As experiências que emergem de novos sistemas de produção que questionam a lógica da acumulação e o crescimento infinito dos fluxos globais de investimentos e comércio, que propõem o encurtamento de circuitos entre produção e consumo, e que fortalecem os direitos dos grupos sociais e econômicos não-hegemônicos têm sido desconsiderados no debate dominante sobre economia verde. Por que sistemas de produção como a agroecologia, a economia solidária, os sistemas agroflorestais das populações tradicionais em seus territórios, as tecnologias sociais que visam a socialização e apropriação coletiva do conhecimento, contribuindo para a ideia de bens comuns, são desconsiderados por estas teses dominantes, se já comprovaram que são capazes de produzir sem emitir carbono, que fortalecem direitos, reduzem desigualdades e alimentam a população sem envenená-la? Por que são colocados à margem se são verdadeiramente sustentáveis política, econômica, social, ambiental e culturalmente? Porque não se trata de uma questão de comprovação prática e técnica, e sim de uma questão política: estes sistemas e seus atores não são hegemônicos. Sua produção e disseminação ocorrem combinadas com a resistência ao modelo dominante, e o confronto entre estes modelos antagônicos resulta em conflitos inconciliáveis em inúmeros territórios ao redor do mundo.
É preciso, portanto, acumular forças na base da sociedade, na política, na opinião pública, nas instituições acadêmicas e científicas para que possamos ver estes novos sistemas de produção e consumo ganharem corações e mentes. Os movimentos globais foram capazes de fazer isso com Seattle, a campanha contra a ALCA e o Fórum Social Mundial, ao disputarem na opinião pública contra o neoliberalismo, e assim contribuíram decisivamente para a deslegitimação e quebra do pensamento único e para a inauguração de um novo ciclo político na América Latina. O que está em jogo na Rio+20 é se teremos força política para alavancar uma iniciativa com um questionamento mais profundo, sobre as bases fundantes do modelo vigente, e elevar o patamar das experiências destes novos sistemas de produção à altura de uma disputa contra-hegemônica.

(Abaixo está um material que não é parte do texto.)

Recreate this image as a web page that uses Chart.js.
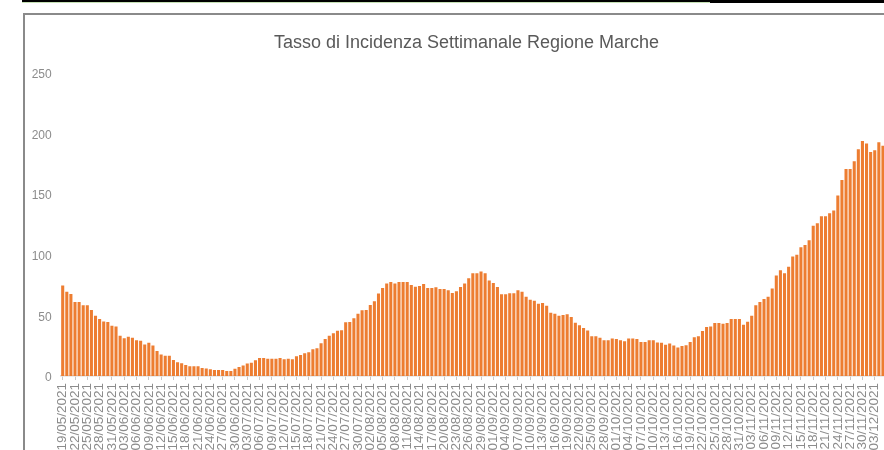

Outro tema central da Rio+20 – arquitetura institucional – deveria partir do diagnóstico sobre a crise de legitimidade vivida pela sistema internacional e de suas instituições. De um lado uma ONU sem poder de implementação de suas resoluções; de outro, com poder de sanção, instituições criadas no pós-Segunda Guerra, como FMI, OMC e Banco Mundial, refletindo o concerto de poder então vigente, tentam produzir diretrizes para um sistema internacional em clara crise de hegemonia e em transição para múltiplos centros de poder após ter passado por um longo período bipolar e por um brevíssimo momento unipolar expresso pelo “fim da História”.
Sem condições políticas de gerirem o sistema global através destas instituições com agendas obsoletas e processos decisórios complexos, os governos que concentram poder econômico se organizam em coalizões informais e auto-convocadas como o G20, e através delas emitem resoluções que afetarão os povos do mundo todo.
É crucial, portanto, a luta por uma real democratização do sistema internacional, e isso requer muito mais do que a mera inclusão dos chamados países emergentes no fechado processo decisório. É preciso enfrentar a necessidade de uma nova institucionalidade, que expresse democraticamente os novos interesses, agendas, atores – inclusive os não-Estatais -, conflitos, contradições e correlação de forças do mundo de hoje. É claro que não se trata apenas da governança ambiental, e sim do conjunto dos arranjos institucionais nas áreas financeira, econômica, social e ambiental que devem ser repensadas em conjunto, visando desprivatizar os processos decisórios, afastá-los dos interesses das corporações e aproximá-lo dos interesses e direitos dos povos.
Enquanto do lado dos governos ainda é incerto o peso a ser dado a Rio+20, do lado das organizações e movimentos sociais pretendemos realizar uma iniciativa que seja capaz de convocar amplamente a sociedade a debater e se engajar nas lutas por direitos e justiça socioambiental, pressionando os governos a assumirem amplos compromissos ao invés de delegarem aos mercados e à esfera privada a dianteira da administração de um mundo em crise.
A equação vivida há mais de um século que combina super-exploração da natureza e do trabalho em nome do infinito crescimento econômico e desenvolvimento das forças produtivas nos levou às catástrofes ambientais, climáticas e sociais de hoje. Chegamos a uma clara situação onde as soluções adotadas pelos governos e corporações que visam manter o status quo já fracassaram.
É hora de olharmos para o núcleo do problema: os padrões vigentes de exploração, acumulação, produção e consumo são incompatíveis com a sobrevivência da vida no planeta. E para enfrentar este núcleo as ideias predominantes – seja pelo viés desenvolvimentista seja pelas soluções na via privatista do green business – deixam do lado de fora atores, visões e projetos que hoje resistem, disputam e apresentam alternativas reais ao modelo dominante. Para que possamos enfrentar os desafios à altura de sua gravidade é preciso colocar os direitos e a justiça no centro da agenda, e para tal é preciso apostar na constituição de uma esfera pública, tanto na política como na economia, destinada a garantir os direitos dos povos.